Monday, October 27, 2008


did i really found the one?

you simply makes my day full with smiles, you simply know what i need, you simply knows what im thinking, u simply care, u simply can sense when im not alright.


its just simply YOU.

Monday, October 20, 2008

since morning, i had been feeling very emotional. doesnt know whether is it due to my outfit. im wearing all black today. cant really concentrate on my work at all. to be frank is not in the mood to work. i feel kind of shagged and my eyes could barely open. lunch was as per usual alone again. i had a weird feeling when i was lunching alone. dont even know why. had a few sticks of darling after lunch before going back. i was the last to leave the office but was the second one to reached. after lunch, was rushing the paperwork like hell. and was reprimanded by my in charge. i hold back my tears and swallowed down for the sake of the money. i only worked for 10 days and you couldnt expect me to know all the things as im still new to this area. i dont think i will extend the contract if you wanted to. i have to sort up my feelings and get back to my feet and life still have to go on.

Sunday, October 19, 2008

im sorry to have breakdown this morning. its really pains my heart seeing you. i really cant bear you leaving us. when i see you for the last time, past memories just flashed past me. your cheerfulness, your laughter, your disturbing. i really couldnt do anything only tears rolling down. i hope that you are in good care.
I WILL MISS YOU!
i will try my very best to do what your brother mcvin had told me to.
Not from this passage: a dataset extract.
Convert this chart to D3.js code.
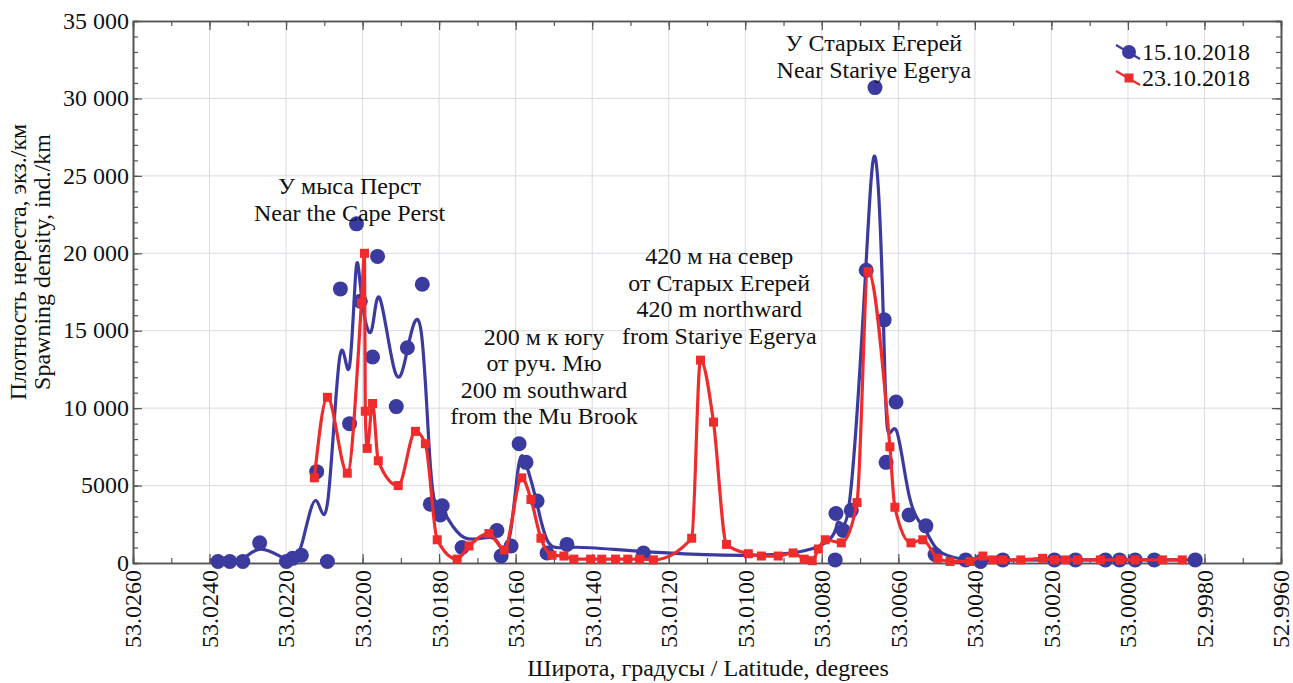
<!DOCTYPE html>
<html>
<head>
<meta charset="UTF-8">
<script src="https://d3js.org/d3.v7.min.js"></script>
</head>
<body style="margin:0">
<script>
    // 15.10.2018 survey (latitude, individuals per km)
    const lat1510 = [
        53.02378, 53.02347, 53.02313, 53.02269, 53.02199, 53.02183, 53.02160, 53.02120,
        53.02092, 53.02058, 53.02034, 53.02016, 53.02006, 53.01974, 53.01961, 53.01912,
        53.01883, 53.01844, 53.01823, 53.01797, 53.01792, 53.01740, 53.01649, 53.01638,
        53.01612, 53.01591, 53.01573, 53.01544, 53.01518, 53.01466, 53.01266, 53.00765,
        53.00763, 53.00744, 53.00723, 53.00684, 53.00661, 53.00637, 53.00632, 53.00606,
        53.00572, 53.00528, 53.00504, 53.00424, 53.00385, 53.00327, 53.00192, 53.00137,
        53.00059, 53.00022, 52.99981, 52.99931, 52.99824
    ];
    const dens1510 = [
        100, 100, 100, 1300, 100, 300, 500, 5900,
        100, 17700, 9000, 21900, 16900, 13300, 19800, 10100,
        13900, 18000, 3800, 3100, 3700, 1000, 2100, 450,
        1100, 7700, 6500, 4000, 650, 1200, 650, 200,
        3200, 2100, 3400, 18900, 30700, 15700, 6500, 10400,
        3100, 2400, 550, 200, 100, 200, 200, 200,
        200, 200, 200, 200, 200
    ];

    // 23.10.2018 survey
    const lat2310 = [
        53.02126, 53.02092, 53.02040, 53.02003, 53.01995, 53.01993, 53.01988, 53.01974,
        53.01959, 53.01907, 53.01862, 53.01836, 53.01805, 53.01753, 53.01722, 53.01670,
        53.01630, 53.01584, 53.01560, 53.01534, 53.01505, 53.01474, 53.01448, 53.01404,
        53.01375, 53.01339, 53.01307, 53.01276, 53.01240, 53.01140, 53.01117, 53.01083,
        53.01049, 53.00992, 53.00958, 53.00914, 53.00875, 53.00846, 53.00825, 53.00809,
        53.00791, 53.00749, 53.00708, 53.00679, 53.00622, 53.00609, 53.00567, 53.00536,
        53.00497, 53.00465, 53.00413, 53.00379, 53.00353, 53.00327, 53.00280, 53.00223,
        53.00192, 53.00163, 53.00132, 53.00072, 53.00020, 52.99981, 52.99910, 52.99858
    ];
    const dens2310 = [
        5500, 10700, 5800, 16800, 20000, 9800, 7400, 10300,
        6600, 5000, 8500, 7700, 1500, 250, 1100, 1900,
        850, 5500, 4100, 1600, 500, 450, 250, 250,
        250, 250, 250, 250, 200, 1600, 13100, 9100,
        1200, 600, 450, 450, 650, 250, 150, 900,
        1500, 1300, 3900, 18800, 7500, 3600, 1300, 1500,
        300, 100, 100, 450, 200, 200, 200, 300,
        200, 200, 200, 200, 200, 200, 200, 200
    ];

    const seriesNames = ["15.10.2018", "23.10.2018"];

    const xTicks = d3.range(0, 16).map(i => 53.026 - i * 0.002);
    const xMinorTicks = d3.range(0, 31).map(i => 53.026 - i * 0.001);
    const yTicks = [0, 5000, 10000, 15000, 20000, 25000, 30000, 35000];
    const yTickLabels = ["0", "5000", "10 000", "15 000", "20 000", "25 000", "30 000", "35 000"];
    const yMinorTicks = d3.range(0, 36).map(i => i * 1000);

    const yTitle = ["Плотность нереста, экз./км", "Spawning density, ind./km"];
    const xTitle = "Широта, градусы / Latitude, degrees";

    // notes: anchor latitude, anchor density, text lines
    const notes = [
        { lat: 53.02034, val: 23800, lines: ["У мыса Перст", "Near the Cape Perst"] },
        { lat: 53.01526, val: 14100, lines: ["200 м к югу", "от руч. Мю", "200 m southward", "from the Mu Brook"] },
        { lat: 53.01068, val: 19300, lines: ["420 м на север", "от Старых Егерей", "420 m northward", "from Stariye Egerya"] },
        { lat: 53.00664, val: 33050, lines: ["У Старых Егерей", "Near Stariye Egerya"] }
    ];

    const w = 1293, h = 683;
    const padL = 133, padR = 1281, padT = 21, padB = 563;
    const blue = "#3b3b9f", red = "#ef2b2b";
    const serif = "Liberation Serif";

    const svg = d3.select("body").append("svg")
        .attr("width", w)
        .attr("height", h);

    const x = d3.scaleLinear().domain([53.026, 52.996]).range([padL, padR]);
    const y = d3.scaleLinear().domain([0, 35000]).range([padB, padT]);

    // text helper: serif face set both as attribute and inline style
    const label = (sel, size) => sel
        .attr("font-family", serif)
        .style("font-family", serif)
        .style("font-size", size + "px")
        .style("fill", "#111");

    // grid
    const grid = svg.append("g").attr("stroke", "#dadae3").attr("stroke-width", 1);
    grid.selectAll(".gx").data(xTicks.slice(1, -1)).enter().append("line")
        .attr("x1", d => x(d)).attr("x2", d => x(d))
        .attr("y1", padT).attr("y2", padB);
    grid.selectAll(".gy").data(yTicks.slice(1, -1)).enter().append("line")
        .attr("x1", padL).attr("x2", padR)
        .attr("y1", d => y(d)).attr("y2", d => y(d));

    // axes: ticks point inward on all four sides
    const axisColor = "#555";
    const styleAxis = g => {
        g.attr("font-family", serif).attr("font-size", 24);
        g.select(".domain").attr("stroke", axisColor).attr("stroke-width", 1.6);
        g.selectAll(".tick line").attr("stroke", axisColor).attr("stroke-width", 1.2);
    };

    const xAxis = svg.append("g")
        .attr("transform", `translate(0,${padB})`)
        .call(d3.axisBottom(x).tickValues(xTicks).tickSize(-9).tickSizeOuter(0).tickFormat(d3.format(".4f")))
        .call(styleAxis);
    xAxis.selectAll(".tick text")
        .call(label, 24)
        .attr("text-anchor", "end")
        .attr("transform", "rotate(-90)")
        .attr("x", -7)
        .attr("y", 0)
        .attr("dy", "0.33em");
    svg.append("g")
        .attr("transform", `translate(0,${padB})`)
        .call(d3.axisBottom(x).tickValues(xMinorTicks).tickSize(-5).tickFormat(""))
        .call(styleAxis);

    const yAxis = svg.append("g")
        .attr("transform", `translate(${padL},0)`)
        .call(d3.axisLeft(y).tickValues(yTicks).tickSize(-9).tickSizeOuter(0)
            .tickFormat((d, i) => yTickLabels[i]))
        .call(styleAxis);
    yAxis.selectAll(".tick text")
        .call(label, 24)
        .attr("x", -4)
        .attr("dy", "0.3em");
    svg.append("g")
        .attr("transform", `translate(${padL},0)`)
        .call(d3.axisLeft(y).tickValues(yMinorTicks).tickSize(-5).tickFormat(""))
        .call(styleAxis);

    // mirrored top and right axes
    svg.append("g").attr("transform", `translate(0,${padT})`)
        .call(d3.axisTop(x).tickValues(xTicks).tickSize(-9).tickSizeOuter(0).tickFormat(""))
        .call(styleAxis);
    svg.append("g").attr("transform", `translate(0,${padT})`)
        .call(d3.axisTop(x).tickValues(xMinorTicks).tickSize(-5).tickFormat(""))
        .call(styleAxis);
    svg.append("g").attr("transform", `translate(${padR},0)`)
        .call(d3.axisRight(y).tickValues(yTicks).tickSize(-9).tickSizeOuter(0).tickFormat(""))
        .call(styleAxis);
    svg.append("g").attr("transform", `translate(${padR},0)`)
        .call(d3.axisRight(y).tickValues(yMinorTicks).tickSize(-5).tickFormat(""))
        .call(styleAxis);

    // series
    const blueData = lat1510.map((d, i) => [d, dens1510[i]]);
    const redData = lat2310.map((d, i) => [d, dens2310[i]]);

    const blueLine = d3.line().x(d => x(d[0])).y(d => y(d[1])).curve(d3.curveBasis);
    const redLine = d3.line().x(d => x(d[0])).y(d => y(d[1])).curve(d3.curveMonotoneX);

    svg.append("path").datum(blueData)
        .attr("d", blueLine)
        .attr("fill", "none").attr("stroke", blue).attr("stroke-width", 3.2)
        .attr("stroke-linejoin", "round");
    svg.append("g").selectAll("circle").data(blueData).enter().append("circle")
        .attr("cx", d => x(d[0])).attr("cy", d => y(d[1])).attr("r", 7.5)
        .attr("fill", blue);

    svg.append("path").datum(redData)
        .attr("d", redLine)
        .attr("fill", "none").attr("stroke", red).attr("stroke-width", 3.2)
        .attr("stroke-linejoin", "round");
    const sq = 9;
    svg.append("g").selectAll("rect").data(redData).enter().append("rect")
        .attr("x", d => x(d[0]) - sq / 2).attr("y", d => y(d[1]) - sq / 2)
        .attr("width", sq).attr("height", sq)
        .attr("fill", red);

    // annotations
    notes.forEach(n => {
        const t = svg.append("text")
            .attr("text-anchor", "middle")
            .attr("x", x(n.lat))
            .attr("y", y(n.val))
            .call(label, 24);
        n.lines.forEach((line, i) => {
            t.append("tspan").attr("x", x(n.lat)).attr("dy", i === 0 ? 0 : 26.5).text(line);
        });
    });

    // legend
    const legend = svg.append("g").attr("transform", "translate(1129,52)");
    [blue, red].forEach((c, i) => {
        const g = legend.append("g").attr("transform", `translate(0,${i * 26})`);
        g.append("line").attr("x1", -13).attr("y1", -7).attr("x2", 11).attr("y2", 7)
            .attr("stroke", c).attr("stroke-width", 2.2);
        if (i === 0) {
            g.append("circle").attr("r", 7).attr("fill", c);
        } else {
            g.append("rect").attr("x", -4.5).attr("y", -4.5).attr("width", 9).attr("height", 9).attr("fill", c);
        }
        g.append("text")
            .attr("x", 13).attr("y", 8)
            .call(label, 24)
            .text(seriesNames[i]);
    });

    // axis titles
    svg.append("text")
        .attr("x", 708).attr("y", 676)
        .attr("text-anchor", "middle")
        .call(label, 24)
        .text(xTitle);

    yTitle.forEach((t, i) => {
        svg.append("text")
            .attr("transform", `translate(${26 + i * 24},262) rotate(-90)`)
            .attr("text-anchor", "middle")
            .call(label, 24)
            .text(t);
    });
</script>
</body>
</html>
p/s: aunt chella, uncle matthew and mcvin
YOU ALL HAVE TO BE STRONG AND LIFE HAS TO CARRY ON AS USUAL.
MCRON WILL BE IN GOOD CARE WITH HIS GOD.
i will always cherished the times with you deep in my heart although its only a small chapter in our life. although we only meet each other like special occasions, but we would still asked each other hows life going on and stuffs. you are always so caring and cheerful.
after this incident, i really grew up quite alot. we really have to cherish what we really have in life and not to neglect when the person is already not around.
lastly, i really appreciated my friends around me for the care and concern, but not those sacrastic caring. i really want to thank this person who had been seeing and listening to my nonsense these few days. i really want to thank you for accompanying me through those boring times. really appreciate. thank you.

Friday, October 17, 2008

is really heart broken to see you.
i really thought i could control myself but somehow i cant do it.
maybe what the pastor said is true, you are in good care with your God.
im sorry, but i cant really accept the fact that you are not with us.
is too sudden for me to really accept it.
vividly i seems to recall your laughter. the joy you always never failed to bring to us.
your similing face, your laughter, your disturbing and your caring.
i will never forget.
hope you are doing well in a place safe with your God.
im really touched by the speech from your brother and dad.
they really love you alot.
i really hope they can pull through this and carry on with life.
IN LOVING MEMORY.
I FINALLY HAVE A CLEAR PICTURE WHAT REALLY HAPPENED. THE FUCKER DRIVER HOPE U BETTER HAVE SOME REMORSE AND CONSCIENCE IN WHAT YOU HAVE DONE.
ITS ALL YOUR FUCKING FAULT AND YOU TURN AROUND AND ACCUSED MC(initial) SPEEDING ON THE ROAD. YOU COULD HAVE STOPPED THE LORRY AND GET YOUR FUCKING SELF OUT OF THE LORRY AND HELPED HIM OUT BENEATH THE LORRY. INSTEAD OF DOING THAT, YOU FUCKING IDIOT KEPT DRIVING FOR 5M AND DRAGGED HIM IN BENEATH. DRIVING WITHOUT LICENSE OR YOU ARE MENTALLY MAD YOU FUCKING IDIOT.
I WISH HIS BROTHER COULD GIVE A HARD THRASHING.
OPEN YOUR FUCKING EYES AND SEE WHAT YOU HAD DONE TO A 19 YEARS OLD GUY WITH SO MANY DREAMS THAT HE HAD NOT EVEN FUFILLED YET! I HOPE THE POLICE CAN PUT YOU THE FUCKING DRIVER TO JUSTICE AND SENTENCE YOU IMPRISON FOR LIFETIME. YOU WILL GET YOUR KARMA FOR DOING SUCH AN INCORRIGLBE ACT!
LIFE IS SO UNPREDICTABLE. EVERYTHING HAPPENED SO SUDDEN. I COULDNT BRING MYSELF TO ACCEPT THE FACT.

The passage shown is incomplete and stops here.